HJ – Já tínhamos um déficit de 2,4 bilhões em 2013. Foram dois principais motivos para aumento do valor. Um dos motivos foi a reavaliação do ativo de Vale, através de um veículo chamado carteira ativa III, que teve redução de 30%. Foi um impacto de R$ 1,1 bilhão. O outro foi a criação de um fundo previdenciário da ordem de R$ 3 bilhões pra fazer frente a um passivo muito grande na Justiça. Temos 15 a 20 mil ações de cunho trabalhista, referente à mudança de nível de remuneração entre 2004 e 2006.
II – Houve um acordo com os aposentados? Qual a vantagem do acordo?
HJ – Vimos no conselho deliberativo da Petros entendemos que era interessante fazer um acordo, com redução do gasto da Petros. O gasto com advogados e do próprio gasto com o aposentado, porque propusemos o pagamento de 90% do direito.
II – Mas se não fossem esses dois fatores negativos, a Petros teria conseguido bater a meta atuarial em 2014?

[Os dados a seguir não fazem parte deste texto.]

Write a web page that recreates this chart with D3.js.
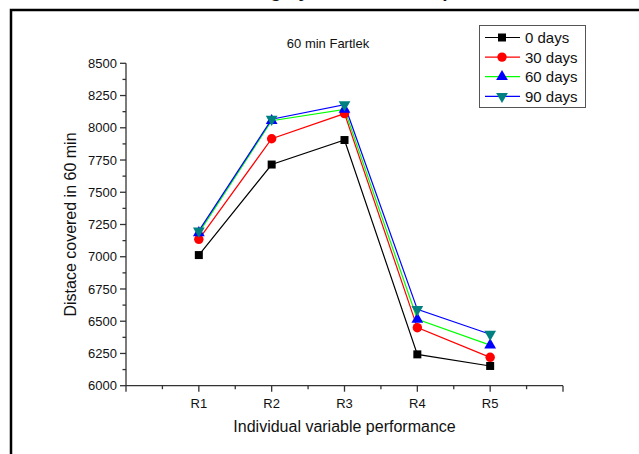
<!DOCTYPE html>
<html>
<head>
<meta charset="utf-8">
<script src="https://cdn.jsdelivr.net/npm/d3@7"></script>
<style>
  body { margin: 0; background: #fff; }
  svg { display: block; }
  text { font-family: "Liberation Sans", Arial, sans-serif; fill: #111; }
</style>
</head>
<body>
<div id="chart"></div>
<script>
// data
const categories = ["R1", "R2", "R3", "R4", "R5"];
const days0 = [7013, 7715, 7905, 6243, 6153];
const days30 = [7135, 7915, 8110, 6450, 6220];
const days60 = [7185, 8055, 8143, 6515, 6315];
const days90 = [7200, 8066, 8179, 6592, 6399];
const seriesNames = ["0 days", "30 days", "60 days", "90 days"];
const yTicks = [6000, 6250, 6500, 6750, 7000, 7250, 7500, 7750, 8000, 8250, 8500];

const W = 639, H = 454;
const svg = d3.select("#chart").append("svg")
  .attr("width", W).attr("height", H);

// outer frame, runs off the page right/bottom
svg.append("rect")
  .attr("x", 11).attr("y", 10)
  .attr("width", 700).attr("height", 500)
  .attr("fill", "none").attr("stroke", "#000").attr("stroke-width", 2.5);

// title, cut off above the page - only descenders show
svg.append("text")
  .attr("x", 118).attr("y", -3)
  .attr("font-size", 19).attr("font-weight", "bold")
  .text("Distance covering by 60 min fartlek performance in the study");

const x = d3.scaleLinear().domain([0, 6]).range([126, 563]);
const y = d3.scaleLinear().domain([6000, 8500]).range([385.7, 63.3]);

// y axis
const yAxis = svg.append("g").attr("transform", "translate(126,0)");
yAxis.append("line").attr("y1", y(6000)).attr("y2", y(8500)).attr("stroke", "#333").attr("stroke-width", 1.3);
yTicks.forEach(v => {
  yAxis.append("line").attr("x1", -6).attr("x2", 0).attr("y1", y(v)).attr("y2", y(v)).attr("stroke", "#333").attr("stroke-width", 1.3);
  yAxis.append("text").attr("x", -9).attr("y", y(v)).attr("dy", "0.35em")
    .attr("text-anchor", "end").attr("font-size", 13).text(v);
});
yTicks.slice(0, -1).forEach(v => {
  yAxis.append("line").attr("x1", -3.5).attr("x2", 0).attr("y1", y(v + 125)).attr("y2", y(v + 125)).attr("stroke", "#333").attr("stroke-width", 1.3);
});

// x axis
const xAxis = svg.append("g").attr("transform", "translate(0," + y(6000) + ")");
xAxis.append("line").attr("x1", x(0)).attr("x2", x(6)).attr("stroke", "#333").attr("stroke-width", 1.3);
d3.range(0, 7).forEach(i => {
  xAxis.append("line").attr("x1", x(i)).attr("x2", x(i)).attr("y1", 0).attr("y2", 6).attr("stroke", "#333").attr("stroke-width", 1.3);
});
d3.range(0.5, 6, 1).forEach(i => {
  xAxis.append("line").attr("x1", x(i)).attr("x2", x(i)).attr("y1", 0).attr("y2", 3.5).attr("stroke", "#333").attr("stroke-width", 1.3);
});
categories.forEach((c, i) => {
  xAxis.append("text").attr("x", x(i + 1)).attr("y", 22)
    .attr("text-anchor", "middle").attr("font-size", 13).text(c);
});

// axis titles
svg.append("text").attr("x", x(3)).attr("y", 432)
  .attr("text-anchor", "middle").attr("font-size", 16).text("Individual variable performance");
svg.append("text")
  .attr("transform", "translate(76," + y(7250) + ") rotate(-90)")
  .attr("text-anchor", "middle").attr("font-size", 16).text("Distace covered in 60 min");

svg.append("text").attr("x", 328).attr("y", 48)
  .attr("text-anchor", "middle").attr("font-size", 13).text("60 min Fartlek");

// series
const series = [
  { name: seriesNames[0], values: days0, line: "#000000", fill: "#000000", shape: d3.symbolSquare, size: 64 },
  { name: seriesNames[1], values: days30, line: "#ff0000", fill: "#ff0000", shape: d3.symbolCircle, size: 70 },
  { name: seriesNames[2], values: days60, line: "#00ff00", fill: "#0000ff", shape: d3.symbolTriangle, size: 60 },
  { name: seriesNames[3], values: days90, line: "#0000ff", fill: "#008080", shape: d3.symbolTriangle, size: 60, flip: true }
];

const line = d3.line().x((d, i) => x(i + 1)).y(d => y(d));

series.forEach(s => {
  svg.append("path").datum(s.values)
    .attr("d", line).attr("fill", "none").attr("stroke", s.line).attr("stroke-width", 1.2);
});
series.forEach(s => {
  svg.selectAll(null).data(s.values).enter().append("path")
    .attr("d", d3.symbol().type(s.shape).size(s.size))
    .attr("transform", (d, i) => "translate(" + x(i + 1) + "," + y(d) + ")" + (s.flip ? " rotate(180)" : ""))
    .attr("fill", s.fill);
});

// legend
const lg = svg.append("g");
lg.append("rect").attr("x", 479.5).attr("y", 25.5).attr("width", 106).attr("height", 82)
  .attr("fill", "#fff").attr("stroke", "#555").attr("stroke-width", 1);
series.forEach((s, i) => {
  const cy = 37.5 + i * 19.6;
  lg.append("line").attr("x1", 485).attr("x2", 520).attr("y1", cy).attr("y2", cy)
    .attr("stroke", s.line).attr("stroke-width", 1.2);
  lg.append("path").attr("d", d3.symbol().type(s.shape).size(s.size))
    .attr("transform", "translate(502," + cy + ")" + (s.flip ? " rotate(180)" : ""))
    .attr("fill", s.fill);
  lg.append("text").attr("x", 525).attr("y", cy).attr("dy", "0.36em")
    .attr("font-size", 15).text(s.name);
});
</script>
</body>
</html>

HJ – Não, não conseguimos bater meta no ano passado. Olhando apenas para o retorno, ficamos abaixo da meta, aliás como a maior parte dos fundos de pensão.
II – A regulamentação sobre equacionamento de déficit deveria mudar?
HJ – A indústria é de longo prazo. É preciso olhar pra solvência. Se posso fazer pagamentos por mais 30 ou 40 anos não se pode dizer que eu tenho um desequilíbrio. Não sei se esse é o momento mais adequado, mas gostaria de fazer esse debate.Acho que o debate da solvência deve se dar junto com a questão do déficit.